7. According to St. Augustine, the gift of the Holy Spirit corresponding to the fifth Beatitude is counsel. He takes it that this gift makes us realize that it is in our own best interests, for us to be merciful.26 For St. Thomas the gift has a higher meaning; it is a divine practicality, which directs the Christian in mercy transcending ordinary human standards (see S.t., 2–2, q. 52, aa. 2, 4).

It is worth noting that in the work of social justice, nothing truly can be achieved without mercy. As John Paul II says: “A world from which forgiveness was eliminated would be nothing but a world of cold and unfeeling justice, in the name of which each person would claim his or her own rights vis-a-vis others; the various kinds of selfishness latent in man would transform life and human society into a system of oppression of the weak by the strong, or into an arena of permanent strife between one group and another.”27

This is so because in any society, there will be a large body of persons unwilling to act fairly or in error about what fairness demands; hence, a general balance can be achieved only if some substantial group of persons is willing to make voluntary compensation to rectify unfairness. Force and violence can achieve nothing, and no legal system can begin to cut fine enough to attain justice. Traditionally, those who especially devoted themselves to the works of mercy undertook to fulfill this Christian responsibility. Because of the scale of modern social structures, Christians today can fulfill it as they should only by cooperation organized on a larger scale.
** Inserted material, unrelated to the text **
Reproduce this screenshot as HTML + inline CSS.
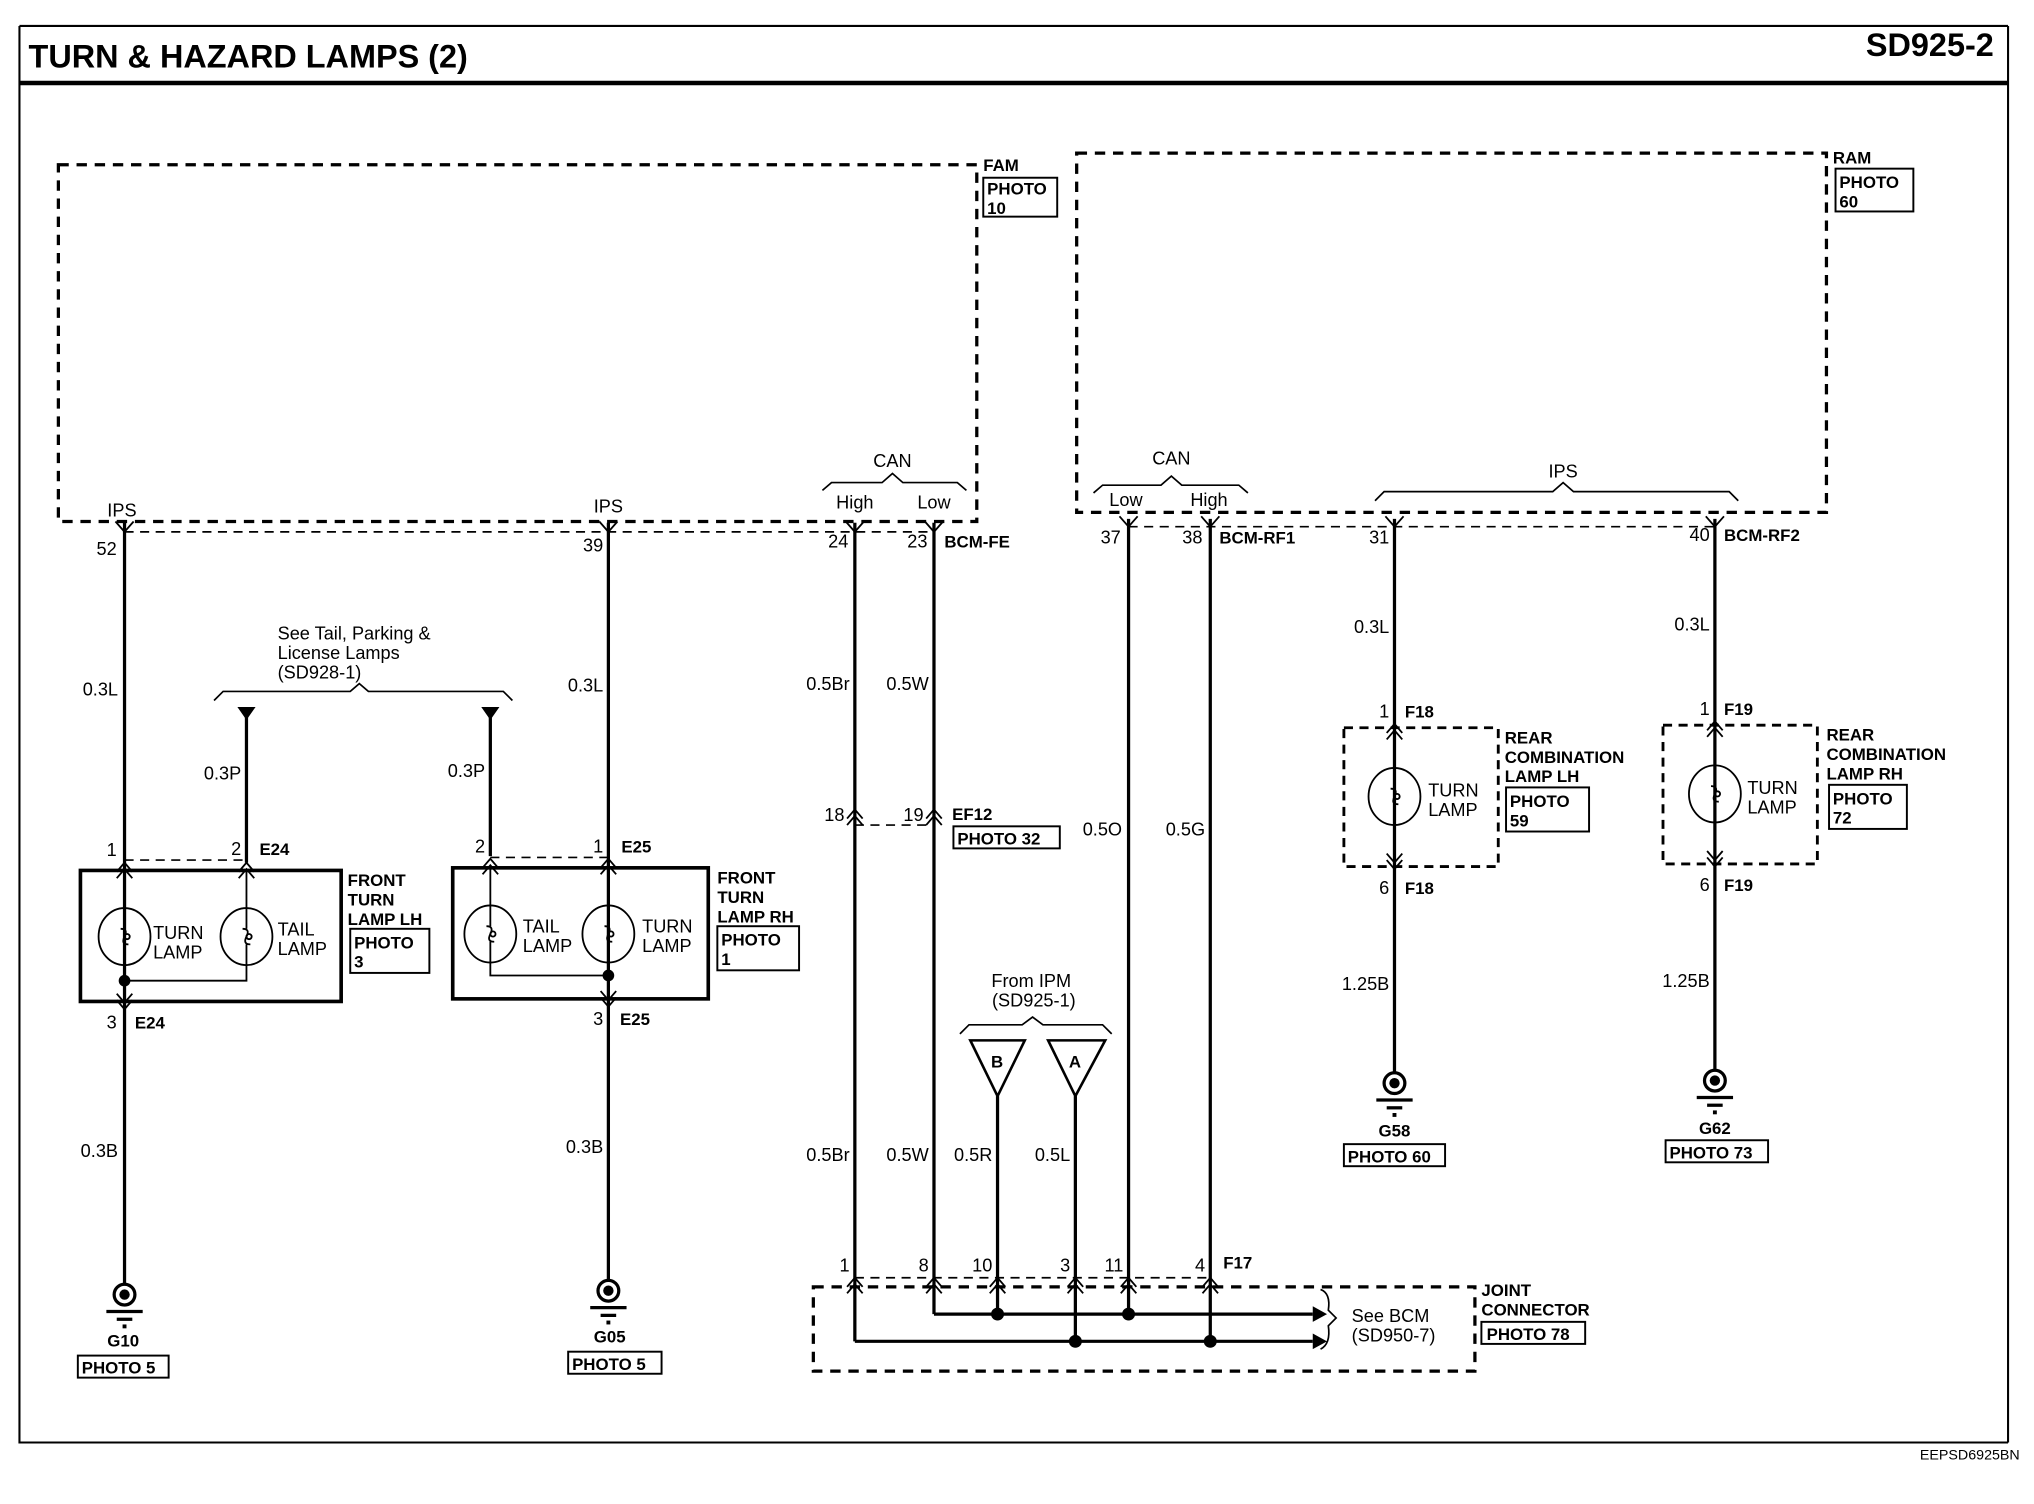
<!DOCTYPE html>
<html><head><meta charset="utf-8"><style>
html,body{margin:0;padding:0;background:#fff;}
svg{display:block;}
text{font-family:"Liberation Sans",Arial,sans-serif;fill:#000;}
.b{font-weight:bold;}
</style></head><body>
<svg width="2034" height="1504" viewBox="0 0 1568 1159.4" xmlns="http://www.w3.org/2000/svg">
<defs>
<g id="up" fill="none" stroke="#000" stroke-width="1.4"><path d="M-6,7 L0,0 L6,7 M-6,12 L0,5 L6,12"/></g>
<g id="dn" fill="none" stroke="#000" stroke-width="1.4"><path d="M-6,-7 L0,0 L6,-7 M-6,-12 L0,-5 L6,-12"/></g>
<g id="y" fill="none" stroke="#000" stroke-width="1.4"><path d="M-7,-7 L0,1 L7,-7"/></g>
<g id="gnd"><circle cx="0" cy="0" r="8" fill="none" stroke="#000" stroke-width="2.5"/><circle cx="0" cy="0" r="4" fill="#000"/><line x1="-14" y1="13" x2="14" y2="13" stroke="#000" stroke-width="2.5"/><line x1="-6" y1="19" x2="6" y2="19" stroke="#000" stroke-width="2.5"/><rect x="-1.5" y="23" width="3" height="3" fill="#000"/></g>
<g id="lamp" fill="none" stroke="#000" stroke-width="1.4"><ellipse cx="0" cy="0" rx="20" ry="22"/><path d="M0,-22 V-6 M0,6 V22 M-3,-6 Q3,-6 0,0 Q-3,6 3,6"/><circle cx="2" cy="0" r="2"/></g>
</defs>
<g fill="none" stroke="#000">
<path d="M15,20 L1548,20 M15,20 L15,1112 L1548,1112 M1548,20 L1548,1112" stroke-width="1.6"/>
<line x1="15" y1="64" x2="1548" y2="64" stroke-width="3.5"/>
<rect x="45" y="127" width="708" height="275" stroke-width="2.5" stroke-dasharray="8,6"/>
<rect x="830" y="118" width="578" height="277" stroke-width="2.5" stroke-dasharray="8,6"/>
<rect x="627" y="992" width="510" height="65" stroke-width="2.5" stroke-dasharray="8,6"/>
<g stroke-width="1.3" stroke-dasharray="7,5">
<line x1="96" y1="410" x2="720" y2="410"/>
<line x1="870" y1="406" x2="1322" y2="406"/>
<line x1="96" y1="663" x2="190" y2="663"/>
<line x1="378" y1="661" x2="469" y2="661"/>
<line x1="659" y1="636" x2="720" y2="636"/>
<line x1="659" y1="985" x2="933" y2="985"/>
<rect x="1036" y="561" width="119" height="107" stroke-width="2.2"/>
<rect x="1282" y="559" width="119" height="107" stroke-width="2.2"/>
</g>
<g stroke-width="2.5">
<line x1="96" y1="403" x2="96" y2="990"/>
<line x1="469" y1="403" x2="469" y2="988"/>
<line x1="659" y1="403" x2="659" y2="1034"/>
<line x1="720" y1="403" x2="720" y2="1013"/>
<line x1="870" y1="400" x2="870" y2="1013"/>
<line x1="933" y1="400" x2="933" y2="1034"/>
<line x1="769" y1="845" x2="769" y2="1013"/>
<line x1="829" y1="845" x2="829" y2="1034"/>
<line x1="190" y1="550" x2="190" y2="665"/>
<line x1="378" y1="550" x2="378" y2="660"/>
<line x1="1075" y1="400" x2="1075" y2="827"/>
<line x1="1322" y1="400" x2="1322" y2="825"/>
<line x1="720" y1="1013" x2="1012" y2="1013"/>
<line x1="659" y1="1034" x2="1012" y2="1034"/>
</g>
<rect x="62" y="671" width="201" height="101" stroke-width="2.8"/>
<rect x="349" y="669" width="197" height="101" stroke-width="2.8"/>
<path d="M96,756 H190 V744 M190,671 V700" stroke-width="1.4"/>
<path d="M469,752 H378 V742 M378,669 V698" stroke-width="1.4"/>
<path d="M165,540 L172,533 L270,533 L277,527 L284,533 L388,533 L395,540" stroke-width="1.3"/>
<path d="M634,378 L641,372 L680,372 L688,365 L696,372 L738,372 L745,378" stroke-width="1.3"/>
<path d="M843,380 L850,374 L895,374 L903,367 L911,374 L955,374 L962,380" stroke-width="1.3"/>
<path d="M1060,386 L1067,379 L1197,379 L1205,372 L1213,379 L1333,379 L1340,386" stroke-width="1.3"/>
<path d="M740,797 L747,790 L788,790 L796,784 L804,790 L850,790 L857,797" stroke-width="1.3"/>
<path d="M1018,994 Q1026,997 1024,1010 L1030,1016 L1024,1022 Q1026,1036 1018,1040" stroke-width="1.3"/>
<path d="M748,802 L790,802 L769,845 Z M808,802 L852,802 L829,845 Z" stroke-width="2"/>
<g stroke-width="1.5">
<rect x="758" y="137" width="57" height="30"/>
<rect x="1415" y="130" width="60" height="33"/>
<rect x="270" y="716" width="61" height="34"/>
<rect x="553" y="714" width="63" height="34"/>
<rect x="735" y="637" width="82" height="17"/>
<rect x="60" y="1045" width="70" height="17"/>
<rect x="438" y="1042" width="72" height="17"/>
<rect x="1161" y="607" width="64" height="34"/>
<rect x="1410" y="605" width="60" height="34"/>
<rect x="1036" y="882" width="78" height="17"/>
<rect x="1284" y="879" width="79" height="17"/>
<rect x="1142" y="1019" width="80" height="17"/>
</g>
</g>
<path d="M1012,1007 L1023,1013 L1012,1019 Z M1012,1028 L1023,1034 L1012,1040 Z" fill="#000"/>
<path d="M183,545 L197,545 L190,555 Z M371,545 L385,545 L378,555 Z" fill="#000"/>
<g fill="#000"><circle cx="96" cy="756" r="4.5"/><circle cx="469" cy="752" r="4.5"/>
<circle cx="769" cy="1013" r="5"/><circle cx="870" cy="1013" r="5"/><circle cx="829" cy="1034" r="5"/><circle cx="933" cy="1034" r="5"/></g>
<use href="#lamp" x="96" y="722"/><use href="#lamp" x="190" y="722"/>
<use href="#lamp" x="378" y="720"/><use href="#lamp" x="469" y="720"/>
<use href="#lamp" x="1075" y="614"/><use href="#lamp" x="1322" y="612"/>
<use href="#y" x="96" y="409"/><use href="#y" x="469" y="409"/><use href="#y" x="659" y="409"/><use href="#y" x="720" y="409"/>
<use href="#y" x="870" y="405"/><use href="#y" x="933" y="405"/><use href="#y" x="1075" y="405"/><use href="#y" x="1322" y="405"/>
<use href="#up" x="96" y="665"/><use href="#up" x="190" y="665"/><use href="#up" x="378" y="662"/><use href="#up" x="469" y="662"/>
<use href="#dn" x="96" y="778"/><use href="#dn" x="469" y="776"/>
<use href="#up" x="659" y="624"/><use href="#up" x="720" y="624"/>
<use href="#up" x="1075" y="558"/><use href="#up" x="1322" y="556"/>
<use href="#dn" x="1075" y="670"/><use href="#dn" x="1322" y="668"/>
<use href="#up" x="659" y="985"/><use href="#up" x="720" y="985"/><use href="#up" x="769" y="985"/><use href="#up" x="829" y="985"/><use href="#up" x="870" y="985"/><use href="#up" x="933" y="985"/>
<use href="#gnd" x="96" y="998"/><use href="#gnd" x="469" y="995"/><use href="#gnd" x="1075" y="835"/><use href="#gnd" x="1322" y="833"/>

<text x="22" y="52" font-size="25" class="b">TURN &amp; HAZARD LAMPS (2)</text>
<text x="1537" y="43" font-size="25" class="b" text-anchor="end">SD925-2</text>
<text x="1557" y="1125" font-size="11" text-anchor="end">EEPSD6925BN</text>
<g font-size="13" class="b">
<text x="758" y="132">FAM</text><text x="761" y="150">PHOTO</text><text x="761" y="165">10</text>
<text x="1413" y="126">RAM</text><text x="1418" y="145">PHOTO</text><text x="1418" y="160">60</text>
<text x="268" y="683">FRONT</text><text x="268" y="698">TURN</text><text x="268" y="713">LAMP LH</text>
<text x="273" y="731">PHOTO</text><text x="273" y="746">3</text>
<text x="553" y="681">FRONT</text><text x="553" y="696">TURN</text><text x="553" y="711">LAMP RH</text>
<text x="556" y="729">PHOTO</text><text x="556" y="744">1</text>
<text x="1160" y="573">REAR</text><text x="1160" y="588">COMBINATION</text><text x="1160" y="603">LAMP LH</text>
<text x="1164" y="622">PHOTO</text><text x="1164" y="637">59</text>
<text x="1408" y="571">REAR</text><text x="1408" y="586">COMBINATION</text><text x="1408" y="601">LAMP RH</text>
<text x="1413" y="620">PHOTO</text><text x="1413" y="635">72</text>
<text x="1142" y="999">JOINT</text><text x="1142" y="1014">CONNECTOR</text><text x="1146" y="1033">PHOTO 78</text>
<text x="738" y="651">PHOTO 32</text>
<text x="63" y="1059">PHOTO 5</text><text x="441" y="1056">PHOTO 5</text>
<text x="1039" y="896">PHOTO 60</text><text x="1287" y="893">PHOTO 73</text>
<text x="95" y="1038" text-anchor="middle">G10</text><text x="470" y="1035" text-anchor="middle">G05</text>
<text x="1075" y="876" text-anchor="middle">G58</text><text x="1322" y="874" text-anchor="middle">G62</text>
<text x="728" y="422">BCM-FE</text><text x="940" y="419">BCM-RF1</text><text x="1329" y="417">BCM-RF2</text>
<text x="200" y="659">E24</text><text x="479" y="657">E25</text>
<text x="104" y="793">E24</text><text x="478" y="790">E25</text>
<text x="734" y="632">EF12</text><text x="943" y="978">F17</text>
<text x="1083" y="553">F18</text><text x="1083" y="689">F18</text>
<text x="1329" y="551">F19</text><text x="1329" y="687">F19</text>
<text x="764" y="823">B</text><text x="824" y="823">A</text>
</g>
<g font-size="14">
<text x="94" y="398" text-anchor="middle">IPS</text><text x="469" y="395" text-anchor="middle">IPS</text>
<text x="688" y="360" text-anchor="middle">CAN</text><text x="903" y="358" text-anchor="middle">CAN</text><text x="1205" y="368" text-anchor="middle">IPS</text>
<text x="659" y="392" text-anchor="middle">High</text><text x="720" y="392" text-anchor="middle">Low</text>
<text x="868" y="390" text-anchor="middle">Low</text><text x="932" y="390" text-anchor="middle">High</text>
<text x="90" y="428" text-anchor="end">52</text><text x="465" y="425" text-anchor="end">39</text>
<text x="654" y="422" text-anchor="end">24</text><text x="715" y="422" text-anchor="end">23</text>
<text x="864" y="419" text-anchor="end">37</text><text x="927" y="419" text-anchor="end">38</text>
<text x="1071" y="419" text-anchor="end">31</text><text x="1318" y="417" text-anchor="end">40</text>
<text x="214" y="493">See Tail, Parking &amp;</text><text x="214" y="508">License Lamps</text><text x="214" y="523">(SD928-1)</text>
<text x="91" y="536" text-anchor="end">0.3L</text><text x="465" y="533" text-anchor="end">0.3L</text>
<text x="655" y="532" text-anchor="end">0.5Br</text><text x="716" y="532" text-anchor="end">0.5W</text>
<text x="186" y="601" text-anchor="end">0.3P</text><text x="374" y="599" text-anchor="end">0.3P</text>
<text x="90" y="660" text-anchor="end">1</text><text x="186" y="659" text-anchor="end">2</text>
<text x="374" y="657" text-anchor="end">2</text><text x="465" y="657" text-anchor="end">1</text>
<text x="90" y="793" text-anchor="end">3</text><text x="465" y="790" text-anchor="end">3</text>
<text x="651" y="633" text-anchor="end">18</text><text x="712" y="633" text-anchor="end">19</text>
<text x="865" y="644" text-anchor="end">0.5O</text><text x="929" y="644" text-anchor="end">0.5G</text>
<text x="1071" y="488" text-anchor="end">0.3L</text><text x="1318" y="486" text-anchor="end">0.3L</text>
<text x="1071" y="553" text-anchor="end">1</text><text x="1318" y="551" text-anchor="end">1</text>
<text x="1071" y="689" text-anchor="end">6</text><text x="1318" y="687" text-anchor="end">6</text>
<text x="1101" y="614">TURN</text><text x="1101" y="629">LAMP</text>
<text x="1347" y="612">TURN</text><text x="1347" y="627">LAMP</text>
<text x="118" y="724">TURN</text><text x="118" y="739">LAMP</text>
<text x="214" y="721">TAIL</text><text x="214" y="736">LAMP</text>
<text x="403" y="719">TAIL</text><text x="403" y="734">LAMP</text>
<text x="495" y="719">TURN</text><text x="495" y="734">LAMP</text>
<text x="1071" y="763" text-anchor="end">1.25B</text><text x="1318" y="761" text-anchor="end">1.25B</text>
<text x="795" y="761" text-anchor="middle">From IPM</text><text x="797" y="776" text-anchor="middle">(SD925-1)</text>
<text x="91" y="892" text-anchor="end">0.3B</text><text x="465" y="889" text-anchor="end">0.3B</text>
<text x="655" y="895" text-anchor="end">0.5Br</text><text x="716" y="895" text-anchor="end">0.5W</text>
<text x="765" y="895" text-anchor="end">0.5R</text><text x="825" y="895" text-anchor="end">0.5L</text>
<text x="655" y="980" text-anchor="end">1</text><text x="716" y="980" text-anchor="end">8</text>
<text x="765" y="980" text-anchor="end">10</text><text x="825" y="980" text-anchor="end">3</text>
<text x="866" y="980" text-anchor="end">11</text><text x="929" y="980" text-anchor="end">4</text>
<text x="1042" y="1019">See BCM</text><text x="1042" y="1034">(SD950-7)</text>
</g>
</svg>
</body></html>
25. See Dupont, op. cit., 604–32.

26. St. Augustine, op. cit., 19–20.

27. John Paul II, Dives in misericordia, 72 AAS (1980) 1225; The Papal Encyclicals, 279.153. A more general argument that justice must be transformed into mercy is presented earlier in the encyclical (1215–16; 117–22), where the Pope explicitly asserts that Jesus challenged those faithful to the Old Testament to go beyond its requirements.